Enterprise Business apps are multi national, multi local, multi time
zone, multi device these days. Force.com has a rich support of defining
and utilizing user information.

Managing user metadata is an administrator function in Force.com.
Developing user services is not a developer function. The developer does
not need to build the localization, timezone, etc. services. They can
be programmatically enabled, via the APIs, or declaratively set for
users. The main point is the platform comes with  a rich set of "properties" that help
drive the customization of the app for a specific user. Knowing that
they are there should make you think next time you evaluate other
platforms when you have a multi language, multi time zone, multi currency, multi device … user base. 

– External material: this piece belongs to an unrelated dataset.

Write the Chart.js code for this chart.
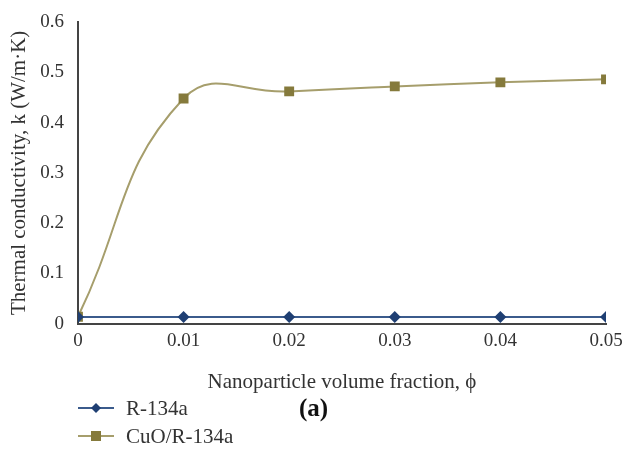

If you were wondering the full set of features that are available to you decleratively, here is a small tip. In your organization as an administrator role, look at the definition of a user more closely.  Open up Administration Functions > Manage Users and select a random user. It should look somewhat like this, with a rich set of properties. 

Picture 33

Wondering about how to use the localization, languages? Press the little link "Help with this Page" on the right hand corner and check out the "Understanding Language, Locale and Currency" documentation and see how without programming you can enable the language the system should be displaying data, the timezones they are presented in, etc. The help has a lot of details that are already built into the platform that you may now know about, such as how a corporation can support multiple currencies, how should a users address is represented for a specific locale. 

There is a lot of info there, my role is to point out that user management is not a service that you should build yourself but should be able to utilize. It is part of the platform. As a matter of fact, it must be part of any serious platform.

Now, compare this with IaaS platforms where you need to roll all this functionality on your own. That is not flexibility, this is just plain waste of time. Compare with other PaaS platforms where you may be able to tap into a user profiles, such as Google App Engine. Do those platforms give you the flexibility to tap into or utilize the rich user management information regarding users timezone, locale, language, mobility, just to name a few? You will not have the full gamut of services that ARE REQUIRED for any BUSINESS app. You will not find the level of the support you will need as an app developer, you will have to consider building the services for supporting a variety of users on your own. 

Is that where you should focus your time? Or should you be focusing on the application logic instead? Something to think about, especially if you are in the process of evaluating cloud platforms.